The Trufi webinar “Disrupting Colonial Approaches To Transport Planning” brought to the forefront the sociological and political dimensions often overlooked in traditional transport planning discussions. Presenters Benjamin de la Peña and Miloš N. Mladenović challenged planners to cultivate curiosity and explore existing systems with an open mind, acknowledging the social, cultural, and entrepreneurial aspects.
Webinar Recording
Embrace Curiosity. Beware of Power Dynamics
De la Peña urged planners to be curious and open-minded, to engage with existing systems and understand their social, cultural, and entrepreneurial components. Instead of viewing existing systems as backward or problematic, he suggested seeing them as assets and exploring ways to work with and empower them.
“If we’re going to disrupt neocolonial practices in transportation or frames of thought,” he said, “it has to start from individuals and how we think about it in our own self-awareness, which then helps us shape and reshape our organizations, institutions, and projects, and hopefully systems.

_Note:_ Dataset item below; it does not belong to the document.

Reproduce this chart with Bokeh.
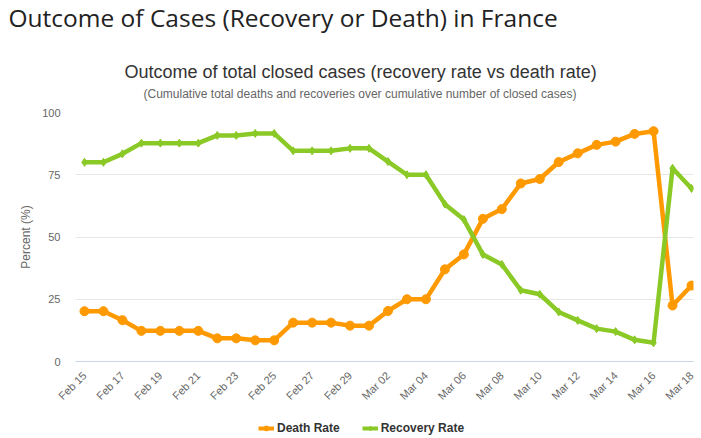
import numpy as np
from bokeh.plotting import figure
from bokeh.layouts import column
from bokeh.models import Legend, LegendItem, FixedTicker, Range1d, Title
from bokeh.embed import file_html
from bokeh.resources import INLINE

dates = ["Feb 15", "Feb 16", "Feb 17", "Feb 18", "Feb 19", "Feb 20", "Feb 21", "Feb 22",
         "Feb 23", "Feb 24", "Feb 25", "Feb 26", "Feb 27", "Feb 28", "Feb 29", "Mar 01",
         "Mar 02", "Mar 03", "Mar 04", "Mar 05", "Mar 06", "Mar 07", "Mar 08", "Mar 09",
         "Mar 10", "Mar 11", "Mar 12", "Mar 13", "Mar 14", "Mar 15", "Mar 16", "Mar 17", "Mar 18"]
death_rate = [20.2, 20.2, 16.6, 12.3, 12.3, 12.3, 12.3, 9.3, 9.3, 8.5, 8.5, 15.6, 15.6, 15.6,
              14.4, 14.4, 20.3, 25.0, 25.0, 37.0, 43.0, 57.3, 61.2, 71.5, 73.3, 80.1, 83.6,
              87.0, 88.3, 91.4, 92.5, 22.5, 30.5]
recovery_rate = [80.0, 80.0, 83.4, 87.7, 87.7, 87.7, 87.7, 90.8, 90.8, 91.6, 91.6, 84.6, 84.6, 84.6,
                 85.6, 85.6, 80.3, 75.0, 75.0, 63.2, 57.0, 43.0, 39.0, 28.6, 27.0, 19.9, 16.5,
                 13.2, 12.0, 8.7, 7.5, 77.6, 69.5]
y_ticks = [0, 25, 50, 75, 100]

x = list(range(len(dates)))
orange = "#FF9900"
green = "#8AC926"

p = figure(width=701, height=409, output_backend="svg", toolbar_location=None,
           x_range=Range1d(-0.474, 32.105), y_range=Range1d(0, 100),
           min_border_left=75, min_border_right=8, min_border_top=0, min_border_bottom=48)
p.outline_line_color = None
p.background_fill_color = "white"

p.xgrid.grid_line_color = None
p.ygrid.grid_line_color = "#e6e6e6"
p.ygrid.ticker = FixedTicker(ticks=y_ticks)

p.yaxis.ticker = FixedTicker(ticks=y_ticks)
p.yaxis.axis_line_color = None
p.yaxis.major_tick_line_color = None
p.yaxis.minor_tick_line_color = None
p.yaxis.major_tick_out = 0
p.yaxis.major_label_standoff = 15
p.yaxis.major_label_text_font = "Liberation Sans"
p.yaxis.major_label_text_font_size = "11px"
p.yaxis.major_label_text_color = "#666666"
p.yaxis.axis_label = "Percent (%)"
p.yaxis.axis_label_text_font = "Liberation Sans"
p.yaxis.axis_label_text_font_size = "12px"
p.yaxis.axis_label_text_font_style = "normal"
p.yaxis.axis_label_text_color = "#666666"
p.yaxis.axis_label_standoff = 6

p.xaxis.ticker = FixedTicker(ticks=x[::2])
p.xaxis.major_label_overrides = {i: dates[i] for i in x}
p.xaxis.major_label_orientation = np.pi / 4
p.xaxis.axis_line_color = "#ccd6eb"
p.xaxis.major_tick_line_color = None
p.xaxis.minor_tick_line_color = None
p.xaxis.major_label_text_font = "Liberation Sans"
p.xaxis.major_label_text_font_size = "11px"
p.xaxis.major_label_text_color = "#666666"
p.xaxis.major_label_standoff = 6

p.line(x, death_rate, line_color=orange, line_width=4.5)
p.scatter(x, death_rate, marker="circle", size=9, fill_color=orange, line_color=orange)
p.line(x, recovery_rate, line_color=green, line_width=4.5)
p.scatter(x, recovery_rate, marker="diamond", size=8, fill_color=green, line_color=green)

# titles (first added sits closest to the plot area)
p.add_layout(Title(text=" ", text_font_size="6px", standoff=1), "above")
p.add_layout(Title(text="(Cumulative total deaths and recoveries over cumulative number of closed cases)",
                   align="left", offset=68, text_font="Liberation Sans", text_font_size="12px",
                   text_font_style="normal", text_color="#666666", standoff=6), "above")
p.add_layout(Title(text="Outcome of total closed cases (recovery rate vs death rate)",
                   align="left", offset=49, text_font="Liberation Sans", text_font_size="18px",
                   text_font_style="normal", text_color="#333333", standoff=0), "above")
p.add_layout(Title(text=" ", text_font_size="12px", standoff=8), "above")
p.add_layout(Title(text="Outcome of Cases (Recovery or Death) in France",
                   align="left", offset=-67, vertical_align="top",
                   text_font="Open Sans", text_font_size="24.5px",
                   text_font_style="normal", text_color="#222222", standoff=0), "above")

# legend strip below the chart: same series, ranges keep the marks out of view
lg = figure(width=701, height=29, output_backend="svg", toolbar_location=None,
            x_range=Range1d(1000, 1001), y_range=Range1d(1000, 1001),
            min_border=0)
lg.axis.visible = False
lg.grid.visible = False
lg.outline_line_color = None
dl = lg.line(x, death_rate, line_color=orange, line_width=4)
dm = lg.scatter(x, death_rate, marker="circle", size=8, fill_color=orange, line_color=orange)
rl = lg.line(x, recovery_rate, line_color=green, line_width=4)
rm = lg.scatter(x, recovery_rate, marker="diamond", size=8, fill_color=green, line_color=green)
legend = Legend(items=[LegendItem(label="Death Rate", renderers=[dl, dm]),
                       LegendItem(label="Recovery Rate", renderers=[rl, rm])],
                orientation="horizontal", location=(183, 3),
                label_text_font="Liberation Sans", label_text_font_size="12px",
                label_text_font_style="bold", label_text_color="#333333",
                border_line_color=None, background_fill_alpha=0,
                padding=0, margin=0, spacing=22, glyph_width=16, glyph_height=12,
                label_standoff=3)
lg.add_layout(legend, "center")

layout = column(p, lg, spacing=0)
open("out.html", "w").write(file_html(layout, INLINE))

De La Pena raised concerns about the unequal power dynamics in data aggregation and analysis. Planners should consider who benefits from data collection and who has access to data analysis, and strive to shift power in favor of the local communities and transport workers.
Emphasizing Expansionism Preserves the Status Quo
Transport planning usually focuses on expansionism, said Mladenović, without questioning how expansion impacts society. “Transport is growth, that’s what you’ll read in most of these books,” he said. “Curbing transport is, of course, not even a thought.”
Cultural factors, if they are a thought at all, are an afterthought. “It’s a narrative that propagates existing patterns of power and protects the status quo, the status quo of accumulated privileges,” said Mladenović. This type of planning ignores the different ways people see the world and serves those who already have more power and advantages.
Transport planning need to change, and be more open to new ideas and different ways of living and thinking. Local communities need to raise awareness and demand change in transportation policies. By engaging in such actions, communities can challenge the status quo and push for a more sustainable and equitable approach to transport planning.